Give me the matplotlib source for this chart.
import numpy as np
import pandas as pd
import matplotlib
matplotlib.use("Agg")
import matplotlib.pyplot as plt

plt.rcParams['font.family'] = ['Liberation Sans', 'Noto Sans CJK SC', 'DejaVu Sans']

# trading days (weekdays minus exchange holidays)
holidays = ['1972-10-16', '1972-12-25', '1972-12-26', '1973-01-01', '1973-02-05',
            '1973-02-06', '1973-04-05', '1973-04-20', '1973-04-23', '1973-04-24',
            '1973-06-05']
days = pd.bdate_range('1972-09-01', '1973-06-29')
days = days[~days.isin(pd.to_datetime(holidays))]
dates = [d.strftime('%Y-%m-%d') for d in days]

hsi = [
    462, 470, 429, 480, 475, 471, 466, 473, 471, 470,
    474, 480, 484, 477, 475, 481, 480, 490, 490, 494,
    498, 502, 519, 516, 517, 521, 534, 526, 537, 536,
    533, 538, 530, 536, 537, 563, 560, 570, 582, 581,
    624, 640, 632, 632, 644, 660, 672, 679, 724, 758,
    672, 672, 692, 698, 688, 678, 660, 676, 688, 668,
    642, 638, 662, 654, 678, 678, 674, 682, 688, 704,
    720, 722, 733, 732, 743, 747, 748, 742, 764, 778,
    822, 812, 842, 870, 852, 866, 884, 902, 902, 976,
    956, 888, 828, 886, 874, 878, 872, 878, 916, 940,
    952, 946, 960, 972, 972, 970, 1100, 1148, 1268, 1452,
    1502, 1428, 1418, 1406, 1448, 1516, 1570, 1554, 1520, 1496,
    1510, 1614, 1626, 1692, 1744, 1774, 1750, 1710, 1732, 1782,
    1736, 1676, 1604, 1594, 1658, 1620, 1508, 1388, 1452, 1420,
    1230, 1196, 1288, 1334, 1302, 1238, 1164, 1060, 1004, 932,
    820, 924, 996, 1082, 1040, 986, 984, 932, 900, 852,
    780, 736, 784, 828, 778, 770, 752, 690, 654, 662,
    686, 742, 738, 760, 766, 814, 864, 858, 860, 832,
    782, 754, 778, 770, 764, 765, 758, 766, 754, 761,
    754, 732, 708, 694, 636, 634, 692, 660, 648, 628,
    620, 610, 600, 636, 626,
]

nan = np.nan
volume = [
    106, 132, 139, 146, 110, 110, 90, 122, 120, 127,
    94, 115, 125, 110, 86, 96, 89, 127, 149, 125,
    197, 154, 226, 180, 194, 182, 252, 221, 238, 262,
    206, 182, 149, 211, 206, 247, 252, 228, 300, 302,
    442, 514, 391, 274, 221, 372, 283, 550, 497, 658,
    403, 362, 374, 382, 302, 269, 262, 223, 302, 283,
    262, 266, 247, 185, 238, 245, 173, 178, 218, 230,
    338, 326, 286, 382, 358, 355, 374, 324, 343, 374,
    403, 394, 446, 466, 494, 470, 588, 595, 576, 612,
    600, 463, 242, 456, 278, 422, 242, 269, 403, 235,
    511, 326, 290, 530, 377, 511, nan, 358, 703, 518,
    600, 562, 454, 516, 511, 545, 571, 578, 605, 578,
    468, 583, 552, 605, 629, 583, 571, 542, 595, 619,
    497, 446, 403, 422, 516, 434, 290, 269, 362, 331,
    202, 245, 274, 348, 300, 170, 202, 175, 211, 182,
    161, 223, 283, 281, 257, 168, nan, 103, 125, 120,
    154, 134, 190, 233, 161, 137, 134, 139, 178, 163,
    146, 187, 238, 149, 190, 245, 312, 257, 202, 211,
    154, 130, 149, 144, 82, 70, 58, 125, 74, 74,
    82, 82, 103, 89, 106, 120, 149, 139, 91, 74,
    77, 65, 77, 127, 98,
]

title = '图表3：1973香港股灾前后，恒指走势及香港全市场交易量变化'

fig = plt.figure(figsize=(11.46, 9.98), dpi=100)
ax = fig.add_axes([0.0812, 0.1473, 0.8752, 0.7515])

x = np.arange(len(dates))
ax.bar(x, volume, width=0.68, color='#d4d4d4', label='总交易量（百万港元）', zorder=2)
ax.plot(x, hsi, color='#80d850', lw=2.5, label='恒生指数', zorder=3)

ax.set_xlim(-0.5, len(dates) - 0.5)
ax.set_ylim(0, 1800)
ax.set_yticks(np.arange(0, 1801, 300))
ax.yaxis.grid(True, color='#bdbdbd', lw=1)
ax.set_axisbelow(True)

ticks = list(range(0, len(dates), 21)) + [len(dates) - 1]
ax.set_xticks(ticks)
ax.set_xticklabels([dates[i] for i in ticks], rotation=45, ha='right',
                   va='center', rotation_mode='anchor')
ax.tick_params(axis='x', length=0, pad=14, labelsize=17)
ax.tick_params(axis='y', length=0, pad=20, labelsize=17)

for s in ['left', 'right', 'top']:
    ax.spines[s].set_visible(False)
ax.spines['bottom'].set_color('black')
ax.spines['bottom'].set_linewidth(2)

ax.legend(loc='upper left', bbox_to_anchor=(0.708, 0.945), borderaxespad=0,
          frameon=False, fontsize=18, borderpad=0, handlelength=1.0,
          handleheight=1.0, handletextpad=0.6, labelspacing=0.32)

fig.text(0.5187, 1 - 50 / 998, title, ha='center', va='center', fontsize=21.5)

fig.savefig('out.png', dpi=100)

——————————

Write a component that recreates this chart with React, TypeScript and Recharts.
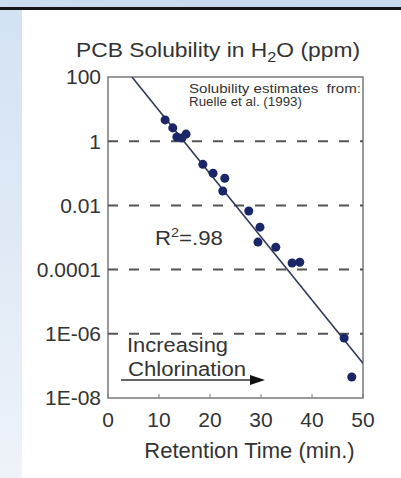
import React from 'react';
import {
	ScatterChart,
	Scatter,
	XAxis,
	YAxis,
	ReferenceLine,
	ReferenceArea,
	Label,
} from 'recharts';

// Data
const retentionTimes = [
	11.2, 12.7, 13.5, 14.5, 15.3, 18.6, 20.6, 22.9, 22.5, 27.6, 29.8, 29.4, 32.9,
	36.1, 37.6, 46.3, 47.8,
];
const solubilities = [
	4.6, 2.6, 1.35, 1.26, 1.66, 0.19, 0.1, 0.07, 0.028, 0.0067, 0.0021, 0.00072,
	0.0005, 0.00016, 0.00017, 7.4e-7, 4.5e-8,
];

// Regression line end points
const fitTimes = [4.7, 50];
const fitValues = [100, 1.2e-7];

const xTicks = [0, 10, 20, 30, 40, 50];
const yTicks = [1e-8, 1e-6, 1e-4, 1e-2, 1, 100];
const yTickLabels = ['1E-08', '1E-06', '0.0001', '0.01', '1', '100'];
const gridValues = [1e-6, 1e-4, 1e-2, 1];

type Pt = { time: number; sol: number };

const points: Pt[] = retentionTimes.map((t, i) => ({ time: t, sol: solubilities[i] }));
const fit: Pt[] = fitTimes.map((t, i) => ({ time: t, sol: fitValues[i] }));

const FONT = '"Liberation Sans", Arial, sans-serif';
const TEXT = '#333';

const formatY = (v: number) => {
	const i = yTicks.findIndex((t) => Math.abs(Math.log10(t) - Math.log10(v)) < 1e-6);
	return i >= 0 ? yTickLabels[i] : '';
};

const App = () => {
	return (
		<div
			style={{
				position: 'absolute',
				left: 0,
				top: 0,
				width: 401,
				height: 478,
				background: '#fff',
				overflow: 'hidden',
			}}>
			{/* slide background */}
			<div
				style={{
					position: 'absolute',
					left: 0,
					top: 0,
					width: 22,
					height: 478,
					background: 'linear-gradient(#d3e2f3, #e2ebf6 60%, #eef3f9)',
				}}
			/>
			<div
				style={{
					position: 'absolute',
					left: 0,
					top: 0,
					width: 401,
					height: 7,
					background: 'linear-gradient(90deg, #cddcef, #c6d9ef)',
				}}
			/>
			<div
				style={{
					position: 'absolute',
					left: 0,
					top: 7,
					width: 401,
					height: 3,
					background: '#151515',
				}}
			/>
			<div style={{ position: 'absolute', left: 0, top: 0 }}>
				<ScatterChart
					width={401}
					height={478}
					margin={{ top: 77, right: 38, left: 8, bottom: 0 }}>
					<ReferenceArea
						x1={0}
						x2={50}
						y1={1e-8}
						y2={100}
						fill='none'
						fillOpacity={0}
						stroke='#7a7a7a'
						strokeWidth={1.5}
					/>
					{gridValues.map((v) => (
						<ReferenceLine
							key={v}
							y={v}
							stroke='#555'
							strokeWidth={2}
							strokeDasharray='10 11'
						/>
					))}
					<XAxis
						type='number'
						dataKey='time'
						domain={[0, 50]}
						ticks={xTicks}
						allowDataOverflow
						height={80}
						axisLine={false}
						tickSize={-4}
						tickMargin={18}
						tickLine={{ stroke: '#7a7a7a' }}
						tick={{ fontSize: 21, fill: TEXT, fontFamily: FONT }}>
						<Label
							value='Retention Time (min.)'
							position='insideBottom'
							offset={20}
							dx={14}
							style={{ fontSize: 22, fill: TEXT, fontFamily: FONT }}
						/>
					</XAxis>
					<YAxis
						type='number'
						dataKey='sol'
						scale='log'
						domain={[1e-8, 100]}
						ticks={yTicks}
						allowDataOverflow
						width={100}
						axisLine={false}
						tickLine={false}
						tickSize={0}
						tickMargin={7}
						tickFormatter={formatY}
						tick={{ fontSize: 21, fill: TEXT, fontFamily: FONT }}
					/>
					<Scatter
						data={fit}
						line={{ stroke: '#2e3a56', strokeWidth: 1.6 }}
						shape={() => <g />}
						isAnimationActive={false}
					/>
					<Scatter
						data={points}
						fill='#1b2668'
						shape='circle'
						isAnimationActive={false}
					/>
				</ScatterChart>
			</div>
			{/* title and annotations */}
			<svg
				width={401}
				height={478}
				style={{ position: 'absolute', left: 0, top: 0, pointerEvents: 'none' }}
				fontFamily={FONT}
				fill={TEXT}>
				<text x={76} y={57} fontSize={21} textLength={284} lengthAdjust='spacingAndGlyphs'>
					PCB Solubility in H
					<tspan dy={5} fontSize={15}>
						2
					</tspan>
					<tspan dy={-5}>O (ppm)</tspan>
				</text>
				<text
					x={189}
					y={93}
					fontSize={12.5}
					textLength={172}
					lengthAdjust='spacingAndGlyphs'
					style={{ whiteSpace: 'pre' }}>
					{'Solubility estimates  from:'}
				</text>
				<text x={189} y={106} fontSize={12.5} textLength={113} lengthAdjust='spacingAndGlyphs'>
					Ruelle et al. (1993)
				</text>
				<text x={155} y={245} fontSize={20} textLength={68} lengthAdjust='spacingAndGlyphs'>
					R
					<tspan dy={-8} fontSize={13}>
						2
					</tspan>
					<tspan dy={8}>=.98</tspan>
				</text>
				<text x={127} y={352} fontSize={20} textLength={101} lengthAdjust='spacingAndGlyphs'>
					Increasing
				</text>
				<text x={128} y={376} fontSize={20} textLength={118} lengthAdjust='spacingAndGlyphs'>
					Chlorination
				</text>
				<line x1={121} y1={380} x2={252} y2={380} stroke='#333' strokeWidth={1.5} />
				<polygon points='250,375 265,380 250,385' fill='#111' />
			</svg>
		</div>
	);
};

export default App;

——————————

INSTRUCTIONS FOR THE TASK
Print the line above containing "Write a component", the line containing "const fitValues = [100, 1.2e-7];", and everything between them, exactly as written. Pictures stay out.

THE SOLUTION
Write a component that recreates this chart with React, TypeScript and Recharts.
import React from 'react';
import {
	ScatterChart,
	Scatter,
	XAxis,
	YAxis,
	ReferenceLine,
	ReferenceArea,
	Label,
} from 'recharts';

// Data
const retentionTimes = [
	11.2, 12.7, 13.5, 14.5, 15.3, 18.6, 20.6, 22.9, 22.5, 27.6, 29.8, 29.4, 32.9,
	36.1, 37.6, 46.3, 47.8,
];
const solubilities = [
	4.6, 2.6, 1.35, 1.26, 1.66, 0.19, 0.1, 0.07, 0.028, 0.0067, 0.0021, 0.00072,
	0.0005, 0.00016, 0.00017, 7.4e-7, 4.5e-8,
];

// Regression line end points
const fitTimes = [4.7, 50];
const fitValues = [100, 1.2e-7];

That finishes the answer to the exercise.